Jesse Corey, proprietor of the Rustic Lodge in Coreys, amassed a collection of Indian artifacts that ranged into the thousands. Reportedly, he built the lodge in 1850 on the site of a pre-existing Algonquian village.
Indian Carry served as a major crossroads of water routes. The area continued to attract native people well into the the 21st century, with basket makers and canoe builders maintaining roadside shops to sell their wares to tourists.
Although a 1985 survey conducted by Hartgen Associates for the state Office of Parks, Recreation and Historic Sites lists more than 350 prehistoric sites within the Blue Line, only a handful of which have been examined or dug up by professional archaeologists.
Artifacts continue to be discovered along the shores of many Adirondack lakes and rivers, as well as near the “carries” and at former farms.
There have been more than a half-dozen dugout canoes discovered in the Saranac Lake-Lake Placid region alone, including one found on the bottom of Mirror Lake in the late 1960s.

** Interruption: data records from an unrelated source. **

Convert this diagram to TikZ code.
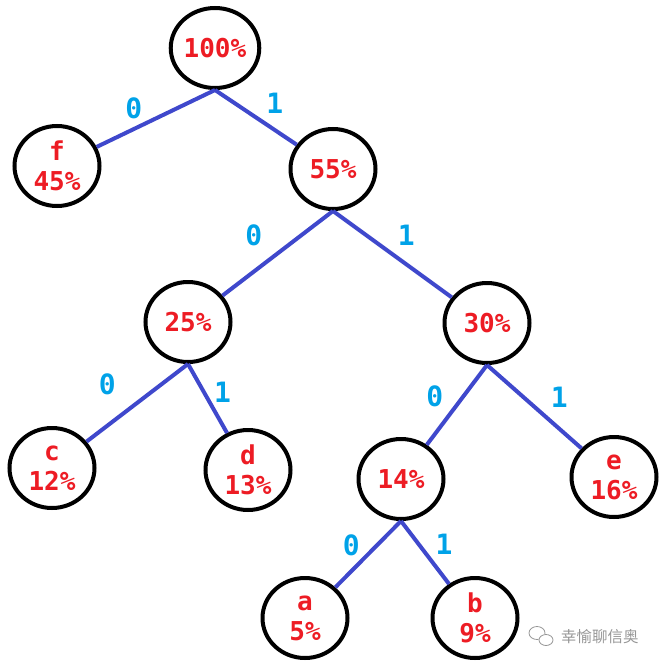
\documentclass[tikz,border=0pt]{standalone}
\usepackage{fontspec}
\setmonofont{DejaVu Sans Mono}
\newfontfamily\cjk{Noto Sans CJK SC}
\usepackage{xcolor}
\usepackage{tikz}
\usetikzlibrary{
	arrows.meta,
	calc,
	shapes.geometric
}
\definecolor{pctred}{RGB}{237,28,36}
\definecolor{edgeblue}{RGB}{63,72,204}
\definecolor{bitblue}{RGB}{0,162,232}
\definecolor{markgray}{RGB}{150,150,150}

\begin{document}
\begin{tikzpicture}[x=1pt, y=-1pt,
		bubble/.style={draw, ellipse, line width=4pt, minimum width=85pt, minimum height=80pt,
			inner sep=0pt, align=center, text=pctred,
			font=\ttfamily\bfseries\fontsize{26}{30}\selectfont},
		edge/.style={draw=edgeblue, line width=4pt},
		bitlabel/.style={text=bitblue, inner sep=0pt, font=\ttfamily\bfseries\fontsize{28}{30}\selectfont}]
		\useasboundingbox (0,0) rectangle (662,669);
		\node[bubble] (root) at (215,48) {100\%};
		\node[bubble] (f) at (57,166) {f\\45\%};
		\node[bubble] (n55) at (333,169) {55\%};
		\node[bubble] (n25) at (188,322) {25\%};
		\node[bubble] (n30) at (487,323) {30\%};
		\node[bubble] (c) at (52,468) {c\\12\%};
		\node[bubble] (d) at (248,470) {d\\13\%};
		\node[bubble] (n14) at (401,479) {14\%};
		\node[bubble] (e) at (614,477) {e\\16\%};
		\node[bubble] (a) at (305,618) {a\\5\%};
		\node[bubble] (b) at (475,618) {b\\9\%};
		\foreach \u/\v/\bit/\dx/\dy in {root/f/0/-22/10, root/n55/1/19/14,
			n55/n25/0/-24/18, n55/n30/1/14/19,
			n25/c/0/-30/18, n25/d/1/15/6,
			n30/n14/0/-22/9, n30/e/1/25/9,
			n14/a/0/-17/9, n14/b/1/19/8}
		\draw[edge] (\u.south) -- (\v) node[midway, xshift=\dx pt, yshift=\dy pt, bitlabel] {\bit};
		% watermark
		\draw[markgray, line width=0.8pt] (537,633) ellipse (8 and 6.5);
		\fill[white] (546,640) ellipse (7.5 and 6);
		\draw[markgray, line width=0.8pt] (546,640) ellipse (7 and 5.5);
		\node[text=markgray, inner sep=0pt, font=\cjk\fontsize{15.5}{17}\selectfont, anchor=west] (wm) at (561,637) {幸愉聊信奥};
	\end{tikzpicture}
\end{document}
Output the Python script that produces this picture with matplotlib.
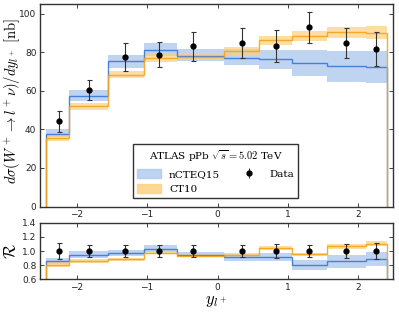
import numpy as np
import matplotlib
matplotlib.use("Agg")
import matplotlib.pyplot as plt
from matplotlib.patches import Patch

plt.rcParams['mathtext.fontset'] = 'cm'
plt.rcParams['font.family'] = 'DejaVu Sans'

# bin edges in y_l+
edges = np.array([-2.44, -2.11, -1.55, -1.05, -0.58, 0.085, 0.59, 1.06, 1.55, 2.11, 2.40])

# ATLAS data points
data_x = np.array([-2.25, -1.83, -1.31, -0.825, -0.35, 0.345, 0.83, 1.30, 1.83, 2.25])
data_y = np.array([44.1, 60.6, 77.6, 78.8, 83.1, 84.8, 83.1, 92.9, 84.8, 81.7])
data_err = np.array([5.2, 5.2, 7.1, 6.6, 7.4, 7.8, 8.2, 8.2, 7.9, 8.7])

# nCTEQ15 prediction
ncteq_c = np.array([37.6, 57.5, 75.6, 81.0, 78.0, 77.0, 76.4, 74.4, 72.7, 72.5])
ncteq_lo = np.array([36.0, 54.5, 71.8, 78.0, 75.6, 73.2, 71.5, 67.5, 64.4, 64.2])
ncteq_hi = np.array([40.0, 60.5, 78.8, 85.0, 81.6, 81.7, 81.3, 81.0, 80.5, 80.5])

# CT10 prediction
ct10_c = np.array([35.5, 51.9, 68.4, 77.0, 77.8, 80.5, 86.2, 88.6, 90.3, 90.0])
ct10_lo = np.array([34.0, 50.2, 66.7, 75.1, 76.0, 78.8, 84.0, 85.7, 87.4, 87.0])
ct10_hi = np.array([37.0, 53.6, 70.1, 78.9, 79.6, 82.8, 88.6, 90.9, 93.1, 93.4])

blue_line = '#3a78d4'
blue_band = '#aac6ec'
orange_line = '#f5a41c'
orange_band = '#fdcf7a'

fig = plt.figure(figsize=(3.99, 3.12), dpi=100)
ax = fig.add_axes([0.100, 0.338, 0.885, 0.649])
axr = fig.add_axes([0.100, 0.105, 0.885, 0.181])


def draw(a, nc, nlo, nhi, cc, clo, chi, dy, de):
    a.stairs(nhi, edges, baseline=nlo, fill=True, color=blue_band, alpha=0.75, lw=0)
    a.stairs(chi, edges, baseline=clo, fill=True, color=orange_band, alpha=0.7, lw=0)
    a.stairs(nc, edges, baseline=0, color=blue_line, lw=1.0, alpha=0.9)
    a.stairs(cc, edges, baseline=0, color=orange_line, lw=1.0, alpha=0.9)
    a.errorbar(data_x, dy, yerr=de, fmt='o', color='black', ms=3.5,
               ecolor='#333333', elinewidth=0.8, capsize=1.8, capthick=0.8)


draw(ax, ncteq_c, ncteq_lo, ncteq_hi, ct10_c, ct10_lo, ct10_hi, data_y, data_err)
draw(axr, ncteq_c / data_y, ncteq_lo / data_y, ncteq_hi / data_y,
     ct10_c / data_y, ct10_lo / data_y, ct10_hi / data_y,
     np.ones_like(data_y), data_err / data_y)

for a in (ax, axr):
    a.set_xlim(-2.52, 2.49)
    a.set_xticks([-2, -1, 0, 1, 2])
    a.tick_params(direction='in', top=True, right=True, labelsize=6.5,
                  length=3, width=0.6, colors='#222222', pad=2.5)
    for s in a.spines.values():
        s.set_linewidth(1.0)
        s.set_color('#333333')

ax.set_ylim(0, 105)
ax.set_yticks([0, 20, 40, 60, 80, 100])
ax.set_ylabel(r'$d\sigma(W^+\rightarrow l^+\nu)/dy_{l^+}\ [\mathrm{nb}]$', fontsize=10.5)
ax.yaxis.set_label_coords(-0.052, 0.52)

axr.set_ylim(0.6, 1.4)
axr.set_yticks([0.6, 0.8, 1.0, 1.2, 1.4])
axr.set_ylabel(r'$\mathcal{R}$', fontsize=12)
axr.yaxis.set_label_coords(-0.055, 0.5)
axr.set_xlabel(r'$y_{l^+}$', fontsize=12)
axr.xaxis.set_label_coords(0.5, -0.2)

h_err = ax.errorbar([], [], yerr=[], fmt='o', color='black', ms=3.5,
                    ecolor='#333333', elinewidth=0.8, capsize=1.8)
handles = [Patch(facecolor=blue_band, edgecolor=blue_band, alpha=0.75),
           Patch(facecolor=orange_band, edgecolor=orange_band, alpha=0.8),
           h_err]
labels = ['nCTEQ15', 'CT10', 'Data']
leg = ax.legend(handles, labels, ncol=2,
                title=r'ATLAS pPb $\sqrt{s}=5.02$ TeV',
                loc='lower center', bbox_to_anchor=(0.497, 0.041),
                borderaxespad=0, fancybox=False, framealpha=1,
                edgecolor='#333333', prop={'family': 'serif', 'size': 7.5},
                title_fontproperties={'family': 'serif', 'size': 7.5},
                handlelength=2.3, handleheight=1.0, handletextpad=0.8,
                columnspacing=1.6, labelspacing=0.45, borderpad=0.4)
leg.get_frame().set_linewidth(1.0)

fig.savefig('out.png', dpi=100)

In addition, there have also been numerous discoveries of tools, weapons and pottery throughout the region. Many of these discoveries can be found at the Six Nations Museum in Onchiota, which offers outstanding opportunities for those seeking further information on this topic.
Despite such obvious evidence of native cultures in the Adirondack region, many are left to wonder why there remains so little evidence of permanent villages? The answer is actually quite simple.
The Haudenosaunee were very mobile and they moved with the seasons to take advantage of the climate for farming purposes and timing for the availability of fish and game.
They lived in buildings constructed primarily of wood and bark. Their tools were wooden and their containers were mostly baskets, which again were made of wood.
Their boats were also made of wood and bark, as were many of their weapons.
A simple walk through the local woods will provide an answer to the mystery of the missing villages. Wood rots and it returns to the earth, as did their villages.
However, there remains ample evidence in the way of old footpaths, many of which are now traced by current day highways such as state Route 9 and the Old Military Road.